As migratory birds make their way north this spring, few people will look to the sky and think, “God help us. Here they come.”

It has been 101 years since the onset of the Spanish Flu, a virus that may have derived from bird flu that killed 3 to 5 percent of the world’s population. Ever since then, the threat that an equally fatal flu might strike has loomed large.

Now, scientists at the Fred Hutchinson Research Center are digging deep into how the virus jumps from birds to people. The researchers have mapped all the ways that a critical protein in influenza can mutate to make the virus more likely to cross species.

The new map could help scientists predict which flu strains present the greatest threats and act faster to target those viruses with a vaccine.

Scientists don’t currently know “how well a particular virus is going to do in a human host,” Dr. Shirleen Soh, a postdoctoral fellow at Fred Hutch and lead author on the paper, said in an announcement.

Soh took a protein in bird flu called PB2 and mutated it, later testing whether the changes caused the flu to grow stronger in human cells. Armed with a list of the most problematic mutations, Soh then realized that only a few of them had ever been recorded in cross-species influenza jumps.

Soh, who is based in the lab of computational biologist Dr. Jesse Bloom, worked with postdoctoral fellow Dr.

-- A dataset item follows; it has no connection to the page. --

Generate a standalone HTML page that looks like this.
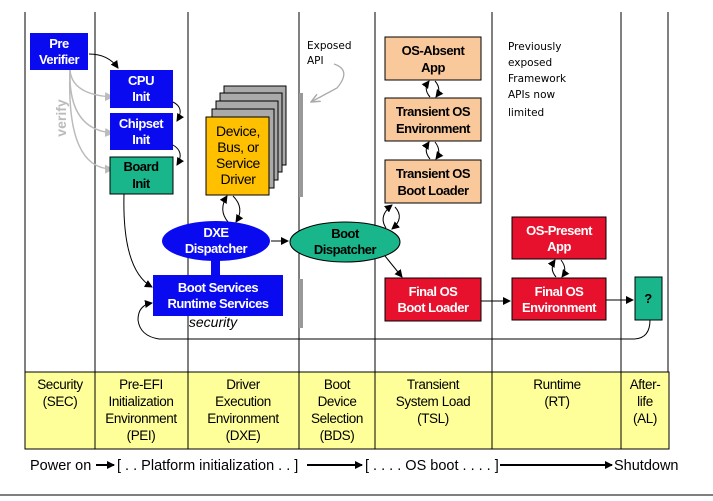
<!DOCTYPE html>
<html><head><meta charset="utf-8"><style>
html,body{margin:0;padding:0;background:#fff;}
svg{display:block;font-family:"Liberation Sans",Arial,sans-serif;}
.w{fill:#fff;font-weight:bold;font-size:13px;text-anchor:middle;letter-spacing:-0.5px;}
.k{fill:#000;font-weight:bold;font-size:13px;text-anchor:middle;letter-spacing:-0.5px;}
.y{fill:#000;font-size:13.5px;text-anchor:middle;letter-spacing:-0.4px;}
.h{font-family:"DejaVu Sans",sans-serif;font-size:10.5px;fill:#000;}
</style></head><body>
<svg width="713" height="501" viewBox="0 0 713 501">
<defs>
<marker id="a" markerWidth="8" markerHeight="8" refX="7" refY="4" orient="auto" markerUnits="userSpaceOnUse"><path d="M0,0 L8,4 L0,8 z" fill="#000"/></marker>
<marker id="g" markerWidth="10" markerHeight="10" refX="9" refY="5" orient="auto" markerUnits="userSpaceOnUse"><path d="M0,1 L9,5 L0,9" fill="none" stroke="#aaa" stroke-width="1.5"/></marker>
<marker id="gf" markerWidth="9" markerHeight="9" refX="8" refY="4.5" orient="auto" markerUnits="userSpaceOnUse"><path d="M0,0 L9,4.5 L0,9 z" fill="#bbb"/></marker>
</defs>
<g stroke="#000" stroke-width="1">
<line x1="25" y1="12" x2="25" y2="372"/><line x1="95" y1="12" x2="95" y2="372"/>
<line x1="188" y1="12" x2="188" y2="372"/><line x1="299" y1="12" x2="299" y2="372"/>
<line x1="375" y1="12" x2="375" y2="372"/><line x1="492" y1="12" x2="492" y2="372"/>
<line x1="621" y1="12" x2="621" y2="372"/><line x1="668" y1="12" x2="668" y2="372"/>
</g>
<rect x="25" y="372" width="644" height="77" fill="#ffff99" stroke="#000"/>
<g stroke="#000"><line x1="95" y1="372" x2="95" y2="449"/><line x1="188" y1="372" x2="188" y2="449"/><line x1="299" y1="372" x2="299" y2="449"/><line x1="375" y1="372" x2="375" y2="449"/><line x1="492" y1="372" x2="492" y2="449"/><line x1="621" y1="372" x2="621" y2="449"/></g>
<g class="y">
<text x="60" y="389">Security</text><text x="60" y="406">(SEC)</text>
<text x="141" y="389">Pre-EFI</text><text x="141" y="406">Initialization</text><text x="141" y="423">Environment</text><text x="141" y="440">(PEI)</text>
<text x="243" y="389">Driver</text><text x="243" y="406">Execution</text><text x="243" y="423">Environment</text><text x="243" y="440">(DXE)</text>
<text x="337" y="389">Boot</text><text x="337" y="406">Device</text><text x="337" y="423">Selection</text><text x="337" y="440">(BDS)</text>
<text x="433" y="389">Transient</text><text x="433" y="406">System Load</text><text x="433" y="423">(TSL)</text>
<text x="557" y="389">Runtime</text><text x="557" y="406">(RT)</text>
<text x="645" y="389">After-</text><text x="645" y="406">life</text><text x="645" y="423">(AL)</text>
</g>
<text x="30" y="470" font-size="14.5">Power on</text>
<line x1="96" y1="465" x2="114" y2="465" stroke="#000" stroke-width="2" marker-end="url(#a)"/>
<text x="117" y="470" font-size="14.5">[ . . Platform initialization . . ]</text>
<line x1="307" y1="465" x2="362" y2="465" stroke="#000" stroke-width="2" marker-end="url(#a)"/>
<text x="365" y="470" font-size="14.5">[ . . . . OS boot . . . . ]</text>
<line x1="500" y1="465" x2="612" y2="465" stroke="#000" stroke-width="2" marker-end="url(#a)"/>
<text x="614" y="470" font-size="14.5">Shutdown</text>
<line x1="0" y1="495" x2="713" y2="495" stroke="#000"/>

<rect x="299" y="93" width="4" height="104" fill="#999"/>
<rect x="299" y="279" width="4" height="49" fill="#999"/>

<g fill="none" stroke="#bbb" stroke-width="1.5">
<path d="M70,70 Q72,95 113,97" marker-end="url(#gf)"/>
<path d="M70,70 Q68,130 113,133" marker-end="url(#gf)"/>
<path d="M70,70 Q66,170 113,169" marker-end="url(#gf)"/>
</g>
<text x="66" y="118" transform="rotate(-90 66 118)" font-size="14" font-weight="bold" fill="#bbb" text-anchor="middle">verify</text>

<rect x="30" y="33" width="58" height="37" fill="#0a0af0"/>
<text class="w" x="59" y="48" font-size="14">Pre</text><text class="w" x="59" y="64" font-size="14">Verifier</text>
<path d="M89,54 Q108,54 118,68" fill="none" stroke="#000" marker-end="url(#a)"/>
<rect x="110" y="70" width="63" height="38" fill="#0a0af0"/>
<text class="w" x="141" y="85" font-size="14">CPU</text><text class="w" x="141" y="101" font-size="14">Init</text>
<rect x="110" y="113" width="63" height="37" fill="#0a0af0"/>
<text class="w" x="141" y="128" font-size="14">Chipset</text><text class="w" x="141" y="144" font-size="14">Init</text>
<rect x="110" y="157" width="63" height="37" fill="#19b68c" stroke="#000"/>
<text class="k" x="141" y="171" font-size="14" font-weight="normal">Board</text><text class="k" x="141" y="188" font-size="14" font-weight="normal">Init</text>
<path d="M173,102 Q185,108 177,121" fill="none" stroke="#000" marker-end="url(#a)"/>
<path d="M173,145 Q185,152 177,165" fill="none" stroke="#000" marker-end="url(#a)"/>
<path d="M124,194 Q122,270 152,287" fill="none" stroke="#000" marker-end="url(#a)"/>

<g fill="#aaa" stroke="#000">
<rect x="224" y="86" width="62" height="79"/>
<rect x="220" y="93" width="62" height="79"/>
<rect x="216" y="101" width="62" height="79"/>
<rect x="212" y="109" width="62" height="79"/>
</g>
<rect x="206" y="117" width="63" height="78" fill="#ffc000" stroke="#000"/>
<g class="y" style="font-size:14px">
<text x="238" y="136">Device,</text><text x="238" y="152">Bus, or</text><text x="238" y="168">Service</text><text x="238" y="184">Driver</text>
</g>
<path d="M228,222 Q218,210 227,196" fill="none" stroke="#000" marker-end="url(#a)"/>
<path d="M233,196 Q245,208 236,222" fill="none" stroke="#000" marker-end="url(#a)"/>

<rect x="211" y="255" width="9" height="22" fill="#0a0af0"/>
<ellipse cx="216" cy="241" rx="54" ry="20" fill="#0a0af0"/>
<text class="w" x="216" y="237" font-size="14">DXE</text><text class="w" x="216" y="253" font-size="14">Dispatcher</text>
<line x1="271" y1="241" x2="288" y2="241" stroke="#000" marker-end="url(#a)"/>
<rect x="153" y="275" width="130" height="41" fill="#0a0af0"/>
<text class="w" x="218" y="292" font-size="14">Boot Services</text><text class="w" x="218" y="308" font-size="14">Runtime Services</text>
<text x="213" y="327" font-size="14" font-style="italic" text-anchor="middle">security</text>

<ellipse cx="345" cy="242" rx="55" ry="20" fill="#19b68c" stroke="#000"/>
<text class="k" x="345" y="238" font-size="14" font-weight="normal">Boot</text><text class="k" x="345" y="254" font-size="14" font-weight="normal">Dispatcher</text>

<text class="h" x="307" y="49">Exposed</text><text class="h" x="307" y="64">API</text>
<path d="M334,64 Q352,70 337,88 L311,102" fill="none" stroke="#aaa" stroke-width="1.3" marker-end="url(#g)"/>

<rect x="385" y="37" width="96" height="43" fill="#f9c89b" stroke="#000"/>
<text class="k" x="433" y="55" font-size="14" font-weight="normal">OS-Absent</text><text class="k" x="433" y="72" font-size="14" font-weight="normal">App</text>
<rect x="385" y="98" width="96" height="43" fill="#f9c89b" stroke="#000"/>
<text class="k" x="433" y="116" font-size="14" font-weight="normal">Transient OS</text><text class="k" x="433" y="133" font-size="14" font-weight="normal">Environment</text>
<rect x="385" y="160" width="96" height="43" fill="#f9c89b" stroke="#000"/>
<text class="k" x="433" y="178" font-size="14" font-weight="normal">Transient OS</text><text class="k" x="433" y="195" font-size="14" font-weight="normal">Boot Loader</text>
<path d="M430,97 Q423,89 429,81" fill="none" stroke="#000" marker-end="url(#a)"/>
<path d="M435,81 Q442,89 436,97" fill="none" stroke="#000" marker-end="url(#a)"/>
<path d="M430,159 Q423,151 429,142" fill="none" stroke="#000" marker-end="url(#a)"/>
<path d="M435,142 Q442,151 436,159" fill="none" stroke="#000" marker-end="url(#a)"/>
<path d="M386,228 Q378,216 392,205" fill="none" stroke="#000" marker-end="url(#a)"/>
<path d="M395,207 Q405,218 392,229" fill="none" stroke="#000" marker-end="url(#a)"/>
<path d="M385,256 L402,277" fill="none" stroke="#000" marker-end="url(#a)"/>

<g class="h" font-size="11">
<text x="508" y="50">Previously</text><text x="508" y="66">exposed</text><text x="508" y="82">Framework</text><text x="508" y="98">APIs now</text><text x="508" y="116">limited</text>
</g>

<rect x="385" y="278" width="96" height="43" fill="#e8112d" stroke="#000"/>
<text class="w" x="433" y="296" font-size="14">Final OS</text><text class="w" x="433" y="312" font-size="14">Boot Loader</text>
<line x1="481" y1="301" x2="510" y2="301" stroke="#000" marker-end="url(#a)"/>
<rect x="512" y="217" width="94" height="42" fill="#e8112d" stroke="#000"/>
<text class="w" x="559" y="235" font-size="14">OS-Present</text><text class="w" x="559" y="251" font-size="14">App</text>
<rect x="512" y="278" width="94" height="42" fill="#e8112d" stroke="#000"/>
<text class="w" x="559" y="296" font-size="14">Final OS</text><text class="w" x="559" y="312" font-size="14">Environment</text>
<path d="M556,277 Q549,269 555,260" fill="none" stroke="#000" marker-end="url(#a)"/>
<path d="M561,260 Q568,269 562,277" fill="none" stroke="#000" marker-end="url(#a)"/>
<line x1="606" y1="300" x2="633" y2="300" stroke="#000" marker-end="url(#a)"/>
<rect x="635" y="277" width="27" height="43" fill="#19b68c" stroke="#000"/>
<text class="k" x="648" y="303" font-size="14" font-weight="normal">?</text>

<path d="M650,320 Q650,339 633,339 L159,339 Q140,336 138,320 Q138,305 152,303" fill="none" stroke="#000" marker-end="url(#a)"/>
</svg>
</body></html>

Louise Moncla to compare the mutations to those seen in different types of H7N9, a flu strain that first infected people in China six years ago.

“We were able to take Shirleen’s map and see that many H7N9s that jumped into humans did have evidence of adaptive mutations, including some mutations that we hadn’t known about before Shirleen’s mapping experiment,” Bloom said.

The findings could help future scientists figure out which mutations are most likely to move across species. The team hopes to make the data accessible to others by integrating it into NextStrain, a platform that tracks how the flu evolves.